▸ Exercise requirements: Your output is the lines from the first one to the one containing "from plotly.subplots import make_subplots", repeated exactly, with images left out.

▸ Recorded data:
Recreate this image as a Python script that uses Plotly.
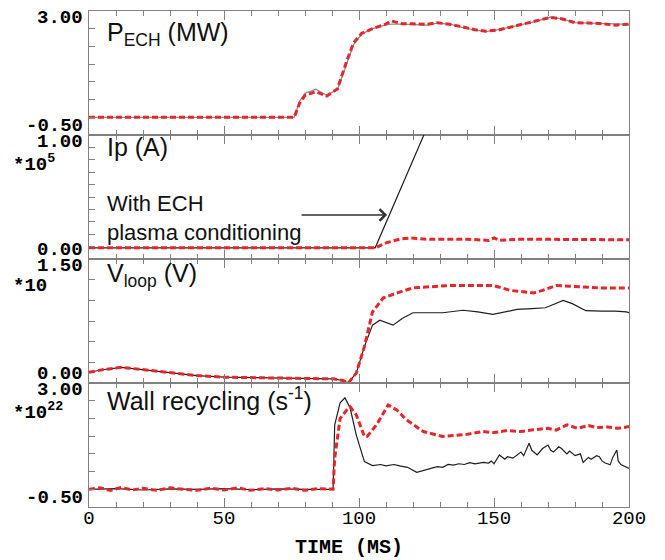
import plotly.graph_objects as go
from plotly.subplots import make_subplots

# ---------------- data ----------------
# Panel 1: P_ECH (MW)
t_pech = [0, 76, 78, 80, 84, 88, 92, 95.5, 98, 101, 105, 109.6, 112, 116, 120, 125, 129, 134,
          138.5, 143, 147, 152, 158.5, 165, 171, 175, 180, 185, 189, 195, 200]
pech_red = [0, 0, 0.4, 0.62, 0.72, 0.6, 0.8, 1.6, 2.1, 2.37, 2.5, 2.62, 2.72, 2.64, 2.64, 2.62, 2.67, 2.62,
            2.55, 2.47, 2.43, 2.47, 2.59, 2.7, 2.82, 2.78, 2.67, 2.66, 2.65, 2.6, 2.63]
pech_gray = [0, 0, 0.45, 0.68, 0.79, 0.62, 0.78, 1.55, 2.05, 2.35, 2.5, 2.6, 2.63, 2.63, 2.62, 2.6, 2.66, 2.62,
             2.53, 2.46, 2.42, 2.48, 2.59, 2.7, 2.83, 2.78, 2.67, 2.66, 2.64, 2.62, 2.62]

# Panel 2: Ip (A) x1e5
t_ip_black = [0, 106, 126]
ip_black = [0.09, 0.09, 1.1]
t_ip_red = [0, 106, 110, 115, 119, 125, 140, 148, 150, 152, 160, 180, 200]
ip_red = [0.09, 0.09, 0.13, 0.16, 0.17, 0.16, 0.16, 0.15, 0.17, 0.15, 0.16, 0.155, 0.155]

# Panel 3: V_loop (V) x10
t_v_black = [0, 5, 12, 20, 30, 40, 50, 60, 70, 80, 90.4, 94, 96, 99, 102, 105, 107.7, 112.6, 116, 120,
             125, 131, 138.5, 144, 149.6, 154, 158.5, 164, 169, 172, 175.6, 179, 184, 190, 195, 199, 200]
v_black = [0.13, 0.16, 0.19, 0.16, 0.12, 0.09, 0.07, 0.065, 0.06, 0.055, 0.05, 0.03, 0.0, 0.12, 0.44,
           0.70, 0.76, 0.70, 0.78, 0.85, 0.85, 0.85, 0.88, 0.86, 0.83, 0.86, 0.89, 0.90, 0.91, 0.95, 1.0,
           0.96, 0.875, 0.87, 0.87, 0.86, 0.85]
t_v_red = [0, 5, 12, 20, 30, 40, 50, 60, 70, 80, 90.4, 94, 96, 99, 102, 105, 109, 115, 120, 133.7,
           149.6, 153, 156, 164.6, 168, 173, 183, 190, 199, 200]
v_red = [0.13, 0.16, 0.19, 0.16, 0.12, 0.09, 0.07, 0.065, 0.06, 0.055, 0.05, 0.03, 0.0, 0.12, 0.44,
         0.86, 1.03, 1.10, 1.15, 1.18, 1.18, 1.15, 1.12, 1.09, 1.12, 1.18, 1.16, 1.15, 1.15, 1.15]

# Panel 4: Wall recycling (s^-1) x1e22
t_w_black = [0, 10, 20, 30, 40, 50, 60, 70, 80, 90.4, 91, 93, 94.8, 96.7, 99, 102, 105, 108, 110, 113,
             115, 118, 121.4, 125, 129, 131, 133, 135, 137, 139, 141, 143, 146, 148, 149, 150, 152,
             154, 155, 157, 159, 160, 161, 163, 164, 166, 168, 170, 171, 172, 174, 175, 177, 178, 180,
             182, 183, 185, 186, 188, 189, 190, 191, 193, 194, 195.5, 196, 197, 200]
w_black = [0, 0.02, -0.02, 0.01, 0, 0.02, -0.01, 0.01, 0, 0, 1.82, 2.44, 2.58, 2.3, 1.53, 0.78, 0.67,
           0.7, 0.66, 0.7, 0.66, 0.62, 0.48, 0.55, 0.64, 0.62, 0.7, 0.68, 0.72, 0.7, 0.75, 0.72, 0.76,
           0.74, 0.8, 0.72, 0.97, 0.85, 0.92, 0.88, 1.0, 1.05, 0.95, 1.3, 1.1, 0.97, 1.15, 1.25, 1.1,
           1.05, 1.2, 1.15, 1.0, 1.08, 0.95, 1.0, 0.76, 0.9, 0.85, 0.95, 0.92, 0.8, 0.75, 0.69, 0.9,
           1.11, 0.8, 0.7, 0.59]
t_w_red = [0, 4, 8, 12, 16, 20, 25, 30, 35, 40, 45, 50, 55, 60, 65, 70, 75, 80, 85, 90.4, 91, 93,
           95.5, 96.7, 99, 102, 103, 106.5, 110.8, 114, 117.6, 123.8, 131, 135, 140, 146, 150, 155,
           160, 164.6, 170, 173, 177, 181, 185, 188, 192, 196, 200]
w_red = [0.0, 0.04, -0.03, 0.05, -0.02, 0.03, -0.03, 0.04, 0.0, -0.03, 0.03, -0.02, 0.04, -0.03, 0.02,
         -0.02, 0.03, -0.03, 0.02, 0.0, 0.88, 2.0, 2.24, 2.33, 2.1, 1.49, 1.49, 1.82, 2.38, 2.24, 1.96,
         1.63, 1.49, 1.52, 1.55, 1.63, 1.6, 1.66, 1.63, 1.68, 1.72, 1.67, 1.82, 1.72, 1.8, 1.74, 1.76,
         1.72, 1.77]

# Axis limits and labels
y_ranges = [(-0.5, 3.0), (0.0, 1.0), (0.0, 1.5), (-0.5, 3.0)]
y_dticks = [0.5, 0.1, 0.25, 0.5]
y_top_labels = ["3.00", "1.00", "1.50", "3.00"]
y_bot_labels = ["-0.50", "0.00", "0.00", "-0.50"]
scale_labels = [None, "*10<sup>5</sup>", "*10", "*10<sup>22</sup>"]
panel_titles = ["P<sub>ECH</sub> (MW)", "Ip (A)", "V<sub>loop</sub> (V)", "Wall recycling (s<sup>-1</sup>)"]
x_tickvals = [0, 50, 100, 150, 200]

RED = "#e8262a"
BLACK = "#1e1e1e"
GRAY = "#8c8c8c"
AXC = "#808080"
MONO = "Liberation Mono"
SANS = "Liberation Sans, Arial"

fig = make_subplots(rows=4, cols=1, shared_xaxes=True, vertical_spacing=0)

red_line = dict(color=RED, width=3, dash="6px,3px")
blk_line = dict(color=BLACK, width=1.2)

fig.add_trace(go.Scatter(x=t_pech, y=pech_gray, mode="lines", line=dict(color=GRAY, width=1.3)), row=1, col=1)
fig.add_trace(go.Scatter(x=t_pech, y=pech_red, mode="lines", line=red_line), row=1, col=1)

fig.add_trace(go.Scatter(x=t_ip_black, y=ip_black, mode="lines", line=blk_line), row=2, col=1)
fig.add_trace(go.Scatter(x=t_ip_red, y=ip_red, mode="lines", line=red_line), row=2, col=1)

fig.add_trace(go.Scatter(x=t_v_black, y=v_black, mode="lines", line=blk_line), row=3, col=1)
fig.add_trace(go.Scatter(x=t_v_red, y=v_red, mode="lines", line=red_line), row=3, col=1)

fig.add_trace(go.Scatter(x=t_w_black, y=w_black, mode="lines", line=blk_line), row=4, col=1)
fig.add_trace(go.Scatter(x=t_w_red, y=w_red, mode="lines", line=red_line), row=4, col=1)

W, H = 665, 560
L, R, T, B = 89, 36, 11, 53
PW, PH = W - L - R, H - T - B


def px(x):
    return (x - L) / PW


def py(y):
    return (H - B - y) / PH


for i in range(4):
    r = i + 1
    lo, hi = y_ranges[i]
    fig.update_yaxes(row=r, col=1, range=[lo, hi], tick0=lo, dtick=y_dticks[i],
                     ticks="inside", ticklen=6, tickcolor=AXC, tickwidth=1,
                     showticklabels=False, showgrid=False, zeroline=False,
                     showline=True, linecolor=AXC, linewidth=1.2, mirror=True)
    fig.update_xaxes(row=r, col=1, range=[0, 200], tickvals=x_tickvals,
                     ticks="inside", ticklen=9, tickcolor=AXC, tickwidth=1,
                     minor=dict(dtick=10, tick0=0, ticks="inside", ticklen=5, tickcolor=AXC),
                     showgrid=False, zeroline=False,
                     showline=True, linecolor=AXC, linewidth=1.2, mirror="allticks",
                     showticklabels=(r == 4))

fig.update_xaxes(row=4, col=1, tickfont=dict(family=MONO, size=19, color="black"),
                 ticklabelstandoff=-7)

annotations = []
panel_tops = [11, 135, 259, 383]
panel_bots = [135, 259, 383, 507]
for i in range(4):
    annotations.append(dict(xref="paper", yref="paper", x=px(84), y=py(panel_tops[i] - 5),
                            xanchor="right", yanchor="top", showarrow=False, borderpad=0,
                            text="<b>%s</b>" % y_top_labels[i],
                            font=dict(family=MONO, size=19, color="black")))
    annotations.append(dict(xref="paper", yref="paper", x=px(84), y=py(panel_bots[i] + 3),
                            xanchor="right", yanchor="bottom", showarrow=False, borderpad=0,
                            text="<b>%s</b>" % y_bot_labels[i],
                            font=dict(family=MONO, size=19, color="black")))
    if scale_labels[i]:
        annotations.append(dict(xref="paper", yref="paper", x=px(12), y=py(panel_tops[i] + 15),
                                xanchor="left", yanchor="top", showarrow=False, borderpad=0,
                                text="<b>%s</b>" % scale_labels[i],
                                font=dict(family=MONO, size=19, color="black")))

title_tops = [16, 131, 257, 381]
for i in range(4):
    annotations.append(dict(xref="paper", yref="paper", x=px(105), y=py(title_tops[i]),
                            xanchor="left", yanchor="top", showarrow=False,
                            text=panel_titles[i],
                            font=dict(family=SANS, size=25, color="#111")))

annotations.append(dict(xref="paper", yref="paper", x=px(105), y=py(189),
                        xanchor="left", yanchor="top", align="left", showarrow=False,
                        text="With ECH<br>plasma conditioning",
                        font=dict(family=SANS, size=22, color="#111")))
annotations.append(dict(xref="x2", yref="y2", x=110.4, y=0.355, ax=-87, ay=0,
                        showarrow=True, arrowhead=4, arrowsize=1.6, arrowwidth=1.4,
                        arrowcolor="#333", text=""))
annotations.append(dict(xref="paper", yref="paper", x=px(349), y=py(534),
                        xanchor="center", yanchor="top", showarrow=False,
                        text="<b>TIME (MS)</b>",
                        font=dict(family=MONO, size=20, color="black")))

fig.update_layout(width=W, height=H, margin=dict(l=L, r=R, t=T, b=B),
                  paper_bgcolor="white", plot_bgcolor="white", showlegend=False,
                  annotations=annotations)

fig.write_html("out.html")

▸ Expected answer:
Recreate this image as a Python script that uses Plotly.
import plotly.graph_objects as go
from plotly.subplots import make_subplots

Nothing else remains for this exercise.